LLMs之Time:《TimeDistill: Efficient Long-Term Time Series Forecasting with MLP via Cross-Architecture Distillation》翻译与解读
导读:这篇论文提出了一种名为 TimeDistill 的跨架构知识蒸馏框架,用于提高轻量级多层感知器 (MLP) 模型在长期时间序列预测任务中的性能。TimeDistill 提出了一种新颖的跨架构知识蒸馏方法,有效地解决了在长期时间序列预测任务中,高性能模型与高效率模型之间存在的矛盾。通过精心设计的多尺度和多周期蒸馏策略,TimeDistill 将教师模型中蕴含的时间序列模式(多尺度和多周期信息)迁移到轻量级的 MLP 学生模型中,从而在保证甚至超越教师模型性能的同时,大幅提升了模型的效率。 该方法的理论分析和大量的实验结果都验证了其有效性和实用性,为高效的时间序列预测提供了新的思路和方法。
>> 背景痛点:
● Transformer 和 CNN 模型效率低:基于 Transformer 和 CNN 的时间序列预测模型虽然性能强大,但计算和存储成本高,难以应用于大规模部署和实时预测场景。
● MLP 模型性能不足:轻量级的 MLP 模型效率高,但预测精度通常低于 Transformer 和 CNN 模型。
● 知识蒸馏方法的局限性:现有的知识蒸馏 (KD) 方法在时间序列预测任务中应用有限,缺乏针对时间序列特定模式(如多尺度和多周期模式)的设计。

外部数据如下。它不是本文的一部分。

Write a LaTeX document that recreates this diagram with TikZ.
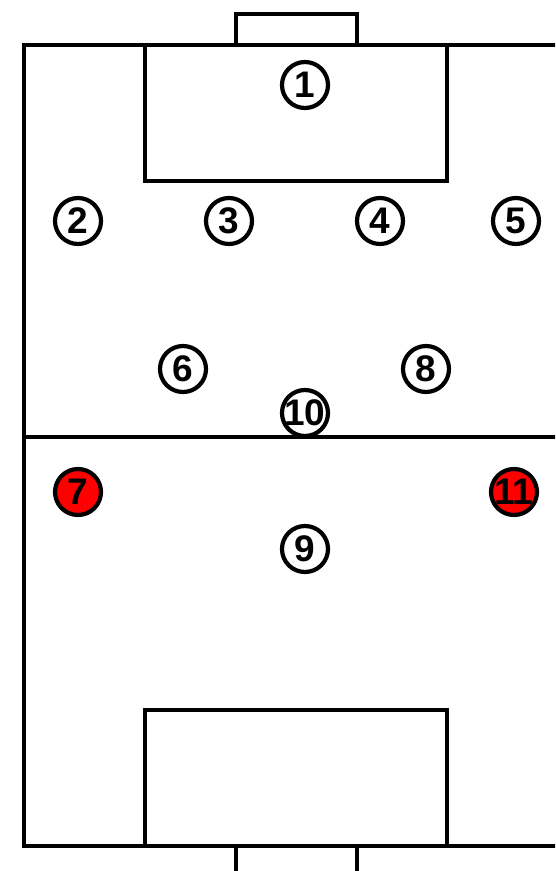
\documentclass[tikz,border=0pt]{standalone}
\usepackage{fontspec}
\setsansfont{Liberation Sans}

\begin{document}
\begin{tikzpicture}[x=1pt, y=-1pt, line width=4.5pt,
    player/.style={circle, draw, line width=4.2pt, fill=white, minimum size=46pt,
      inner sep=-8pt, font=\sffamily\bfseries\fontsize{37}{37}\selectfont},
    keyplayer/.style={player, fill=red}]
  \useasboundingbox (0,0) rectangle (555,871);
  \clip (0,0) rectangle (555,871);
  % Pitch and halfway line
  \draw (24,45) rectangle (568,846);
  \draw (24,437) -- (568,437);
  % Goals and penalty boxes
  \draw (236,45) -- (236,14) -- (357,14) -- (357,45);
  \draw (145,45) rectangle (447,181);
  \draw (145,710) rectangle (447,846);
  \draw (236,846) -- (236,880) -- (357,880) -- (357,846);
  % Players
  \foreach \n/\x/\y in {1/305/85, 2/78/221, 3/229/221, 4/380/221, 5/516/221,
                        6/183/369, 8/426/369, 10/305/413, 9/305/549}{
    \node[player] (p\n) at (\x,\y) {\n};
  }
  \node[keyplayer] (p7) at (78,492) {7};
  \node[keyplayer] (p11) at (514,492) {11};
\end{tikzpicture}
\end{document}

>> 具体的解决方案:TimeDistill。TimeDistill 是一种跨架构知识蒸馏框架,它将 Transformer 或 CNN 模型(教师模型)中的知识迁移到 MLP 模型(学生模型),从而在保证预测精度的前提下提高模型效率。
>> 核心思路步骤:
● 多尺度蒸馏 (Multi-Scale Distillation):通过对教师模型的预测结果进行下采样,获得多尺度表示,然后将这些多尺度信息在预测层和特征层上与学生模型进行对齐。 这使得 MLP 模型能够学习到时间序列在不同时间尺度上的模式。
● 多周期蒸馏 (Multi-Period Distillation):使用快速傅里叶变换 (FFT) 将教师模型和学生模型的预测结果转换为频谱图,然后通过匹配频谱图中的周期分布来进行知识蒸馏。 这使得 MLP 模型能够学习到时间序列中的周期性模式。
● 联合优化:TimeDistill 联合优化监督损失、多尺度蒸馏损失和多周期蒸馏损失,以提高学生模型的预测精度。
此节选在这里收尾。